### [Given problem]
Retype the opening lines of the data exactly, stopping after the line that contains "const yTickVals = [-60, -40, -20, 0, 20, 40, 60];". Skip every picture.

### [Provided records]
/---

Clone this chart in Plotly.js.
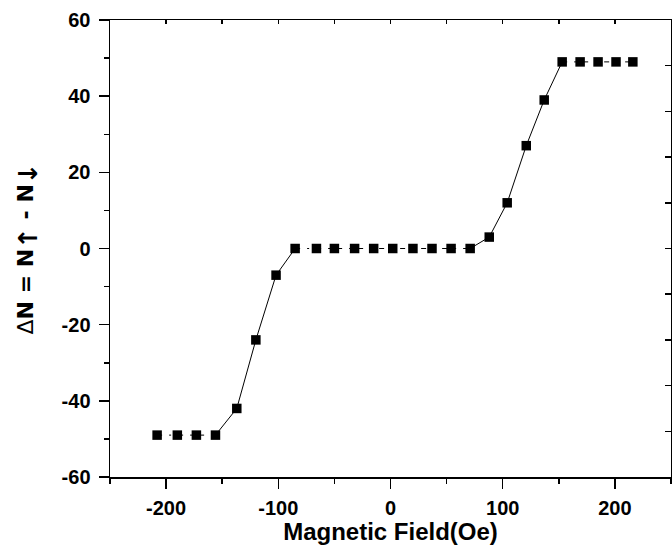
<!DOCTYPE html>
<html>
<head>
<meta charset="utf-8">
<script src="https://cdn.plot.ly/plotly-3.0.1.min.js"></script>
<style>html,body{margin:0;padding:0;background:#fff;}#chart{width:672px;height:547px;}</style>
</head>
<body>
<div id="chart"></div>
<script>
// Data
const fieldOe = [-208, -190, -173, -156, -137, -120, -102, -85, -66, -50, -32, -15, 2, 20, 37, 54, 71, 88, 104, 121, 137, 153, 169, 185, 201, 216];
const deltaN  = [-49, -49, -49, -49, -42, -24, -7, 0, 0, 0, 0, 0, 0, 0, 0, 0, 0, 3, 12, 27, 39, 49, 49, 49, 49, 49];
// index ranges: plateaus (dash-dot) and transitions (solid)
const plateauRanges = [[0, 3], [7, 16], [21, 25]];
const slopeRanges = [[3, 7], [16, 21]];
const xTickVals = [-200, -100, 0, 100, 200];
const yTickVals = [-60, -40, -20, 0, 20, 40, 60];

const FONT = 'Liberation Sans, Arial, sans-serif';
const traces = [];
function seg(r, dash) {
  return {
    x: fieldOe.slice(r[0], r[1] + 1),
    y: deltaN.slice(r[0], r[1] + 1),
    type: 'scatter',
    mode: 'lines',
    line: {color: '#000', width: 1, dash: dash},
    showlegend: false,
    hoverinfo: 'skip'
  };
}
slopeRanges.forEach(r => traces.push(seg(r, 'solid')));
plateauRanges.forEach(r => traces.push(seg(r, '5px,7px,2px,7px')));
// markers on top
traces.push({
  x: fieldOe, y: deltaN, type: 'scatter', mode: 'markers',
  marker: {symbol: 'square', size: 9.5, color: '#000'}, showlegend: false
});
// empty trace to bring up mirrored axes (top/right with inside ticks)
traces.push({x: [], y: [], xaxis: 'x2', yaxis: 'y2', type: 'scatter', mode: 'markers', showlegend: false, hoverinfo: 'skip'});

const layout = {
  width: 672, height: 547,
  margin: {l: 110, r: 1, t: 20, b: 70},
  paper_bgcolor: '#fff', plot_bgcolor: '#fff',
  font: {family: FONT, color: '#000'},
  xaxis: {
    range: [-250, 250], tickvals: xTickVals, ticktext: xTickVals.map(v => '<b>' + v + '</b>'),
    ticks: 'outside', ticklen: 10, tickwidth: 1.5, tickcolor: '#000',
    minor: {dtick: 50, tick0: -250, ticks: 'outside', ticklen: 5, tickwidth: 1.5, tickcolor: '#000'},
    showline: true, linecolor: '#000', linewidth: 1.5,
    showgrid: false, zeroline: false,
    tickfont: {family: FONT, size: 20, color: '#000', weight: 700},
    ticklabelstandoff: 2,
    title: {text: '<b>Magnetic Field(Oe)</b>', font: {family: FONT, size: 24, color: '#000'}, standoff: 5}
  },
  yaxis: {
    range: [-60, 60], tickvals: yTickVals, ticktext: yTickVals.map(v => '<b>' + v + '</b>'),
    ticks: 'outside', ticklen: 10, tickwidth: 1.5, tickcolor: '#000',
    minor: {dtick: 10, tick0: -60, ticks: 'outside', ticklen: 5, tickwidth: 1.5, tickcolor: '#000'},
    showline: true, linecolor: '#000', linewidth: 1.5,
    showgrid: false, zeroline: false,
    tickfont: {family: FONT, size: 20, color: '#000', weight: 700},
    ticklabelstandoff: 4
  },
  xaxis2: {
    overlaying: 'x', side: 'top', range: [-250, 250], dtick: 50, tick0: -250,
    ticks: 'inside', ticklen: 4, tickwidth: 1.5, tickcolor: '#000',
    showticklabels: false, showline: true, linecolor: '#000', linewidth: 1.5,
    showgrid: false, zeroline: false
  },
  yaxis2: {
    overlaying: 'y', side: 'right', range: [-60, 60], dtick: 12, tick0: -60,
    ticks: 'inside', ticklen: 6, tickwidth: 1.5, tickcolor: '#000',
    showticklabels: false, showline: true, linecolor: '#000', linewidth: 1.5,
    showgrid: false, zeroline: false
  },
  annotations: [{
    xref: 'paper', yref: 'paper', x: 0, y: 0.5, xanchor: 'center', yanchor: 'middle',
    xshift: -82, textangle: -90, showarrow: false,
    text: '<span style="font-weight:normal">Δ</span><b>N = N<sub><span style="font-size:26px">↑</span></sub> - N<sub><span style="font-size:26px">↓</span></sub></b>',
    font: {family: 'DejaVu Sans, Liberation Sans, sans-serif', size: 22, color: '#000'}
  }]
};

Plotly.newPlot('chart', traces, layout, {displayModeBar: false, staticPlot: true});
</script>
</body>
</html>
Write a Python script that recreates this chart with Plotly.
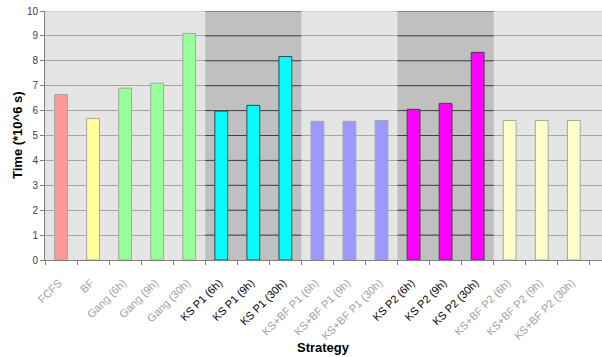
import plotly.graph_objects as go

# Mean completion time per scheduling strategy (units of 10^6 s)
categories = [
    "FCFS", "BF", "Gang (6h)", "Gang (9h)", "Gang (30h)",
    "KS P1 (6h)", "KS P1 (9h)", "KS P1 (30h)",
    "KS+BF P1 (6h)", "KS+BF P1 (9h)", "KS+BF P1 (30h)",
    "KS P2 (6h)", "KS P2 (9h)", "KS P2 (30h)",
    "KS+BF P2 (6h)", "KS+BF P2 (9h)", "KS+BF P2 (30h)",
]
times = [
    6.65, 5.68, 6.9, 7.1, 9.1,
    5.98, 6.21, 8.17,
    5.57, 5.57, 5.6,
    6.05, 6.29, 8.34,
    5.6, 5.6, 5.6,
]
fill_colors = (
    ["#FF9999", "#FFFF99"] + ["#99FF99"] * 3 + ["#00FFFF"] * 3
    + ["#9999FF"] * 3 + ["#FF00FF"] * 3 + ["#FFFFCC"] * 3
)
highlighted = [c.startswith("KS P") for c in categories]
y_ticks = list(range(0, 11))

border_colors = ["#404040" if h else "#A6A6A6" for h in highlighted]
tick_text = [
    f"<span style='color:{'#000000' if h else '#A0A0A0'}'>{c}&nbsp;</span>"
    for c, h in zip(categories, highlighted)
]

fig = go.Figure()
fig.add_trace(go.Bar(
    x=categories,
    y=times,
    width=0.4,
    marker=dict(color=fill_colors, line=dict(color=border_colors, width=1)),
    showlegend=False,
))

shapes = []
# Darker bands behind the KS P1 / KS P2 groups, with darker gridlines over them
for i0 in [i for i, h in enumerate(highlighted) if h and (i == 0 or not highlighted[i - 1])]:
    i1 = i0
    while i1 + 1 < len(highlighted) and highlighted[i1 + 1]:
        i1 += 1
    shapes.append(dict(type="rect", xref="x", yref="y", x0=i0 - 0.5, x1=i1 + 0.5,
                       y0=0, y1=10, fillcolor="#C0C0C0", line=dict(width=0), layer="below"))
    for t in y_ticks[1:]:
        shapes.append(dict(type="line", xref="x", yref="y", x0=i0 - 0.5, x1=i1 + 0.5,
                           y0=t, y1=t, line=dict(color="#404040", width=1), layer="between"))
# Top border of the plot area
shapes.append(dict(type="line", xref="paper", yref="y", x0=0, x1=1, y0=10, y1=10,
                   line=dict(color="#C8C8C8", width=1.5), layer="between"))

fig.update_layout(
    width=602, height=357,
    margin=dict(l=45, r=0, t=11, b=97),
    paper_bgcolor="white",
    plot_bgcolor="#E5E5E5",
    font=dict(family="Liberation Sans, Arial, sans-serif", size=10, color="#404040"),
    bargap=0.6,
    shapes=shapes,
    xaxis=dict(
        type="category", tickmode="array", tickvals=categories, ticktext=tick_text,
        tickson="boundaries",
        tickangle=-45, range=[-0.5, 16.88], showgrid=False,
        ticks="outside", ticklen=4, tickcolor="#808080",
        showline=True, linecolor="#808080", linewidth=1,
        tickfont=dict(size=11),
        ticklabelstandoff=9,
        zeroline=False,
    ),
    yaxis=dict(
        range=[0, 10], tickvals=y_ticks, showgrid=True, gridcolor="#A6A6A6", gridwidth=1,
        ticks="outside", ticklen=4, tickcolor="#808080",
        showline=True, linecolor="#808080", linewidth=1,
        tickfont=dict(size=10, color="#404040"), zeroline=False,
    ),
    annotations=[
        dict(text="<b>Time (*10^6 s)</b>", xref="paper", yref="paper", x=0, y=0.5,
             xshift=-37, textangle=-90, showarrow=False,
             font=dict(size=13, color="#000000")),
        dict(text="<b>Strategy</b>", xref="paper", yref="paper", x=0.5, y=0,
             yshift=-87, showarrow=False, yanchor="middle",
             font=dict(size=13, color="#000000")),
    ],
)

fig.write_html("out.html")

\---

### [Exercise result]
Clone this chart in Plotly.js.
<!DOCTYPE html>
<html>
<head>
<meta charset="utf-8">
<script src="https://cdn.plot.ly/plotly-3.0.1.min.js"></script>
<style>html,body{margin:0;padding:0;background:#fff;}#chart{width:672px;height:547px;}</style>
</head>
<body>
<div id="chart"></div>
<script>
// Data
const fieldOe = [-208, -190, -173, -156, -137, -120, -102, -85, -66, -50, -32, -15, 2, 20, 37, 54, 71, 88, 104, 121, 137, 153, 169, 185, 201, 216];
const deltaN  = [-49, -49, -49, -49, -42, -24, -7, 0, 0, 0, 0, 0, 0, 0, 0, 0, 0, 3, 12, 27, 39, 49, 49, 49, 49, 49];
// index ranges: plateaus (dash-dot) and transitions (solid)
const plateauRanges = [[0, 3], [7, 16], [21, 25]];
const slopeRanges = [[3, 7], [16, 21]];
const xTickVals = [-200, -100, 0, 100, 200];
const yTickVals = [-60, -40, -20, 0, 20, 40, 60];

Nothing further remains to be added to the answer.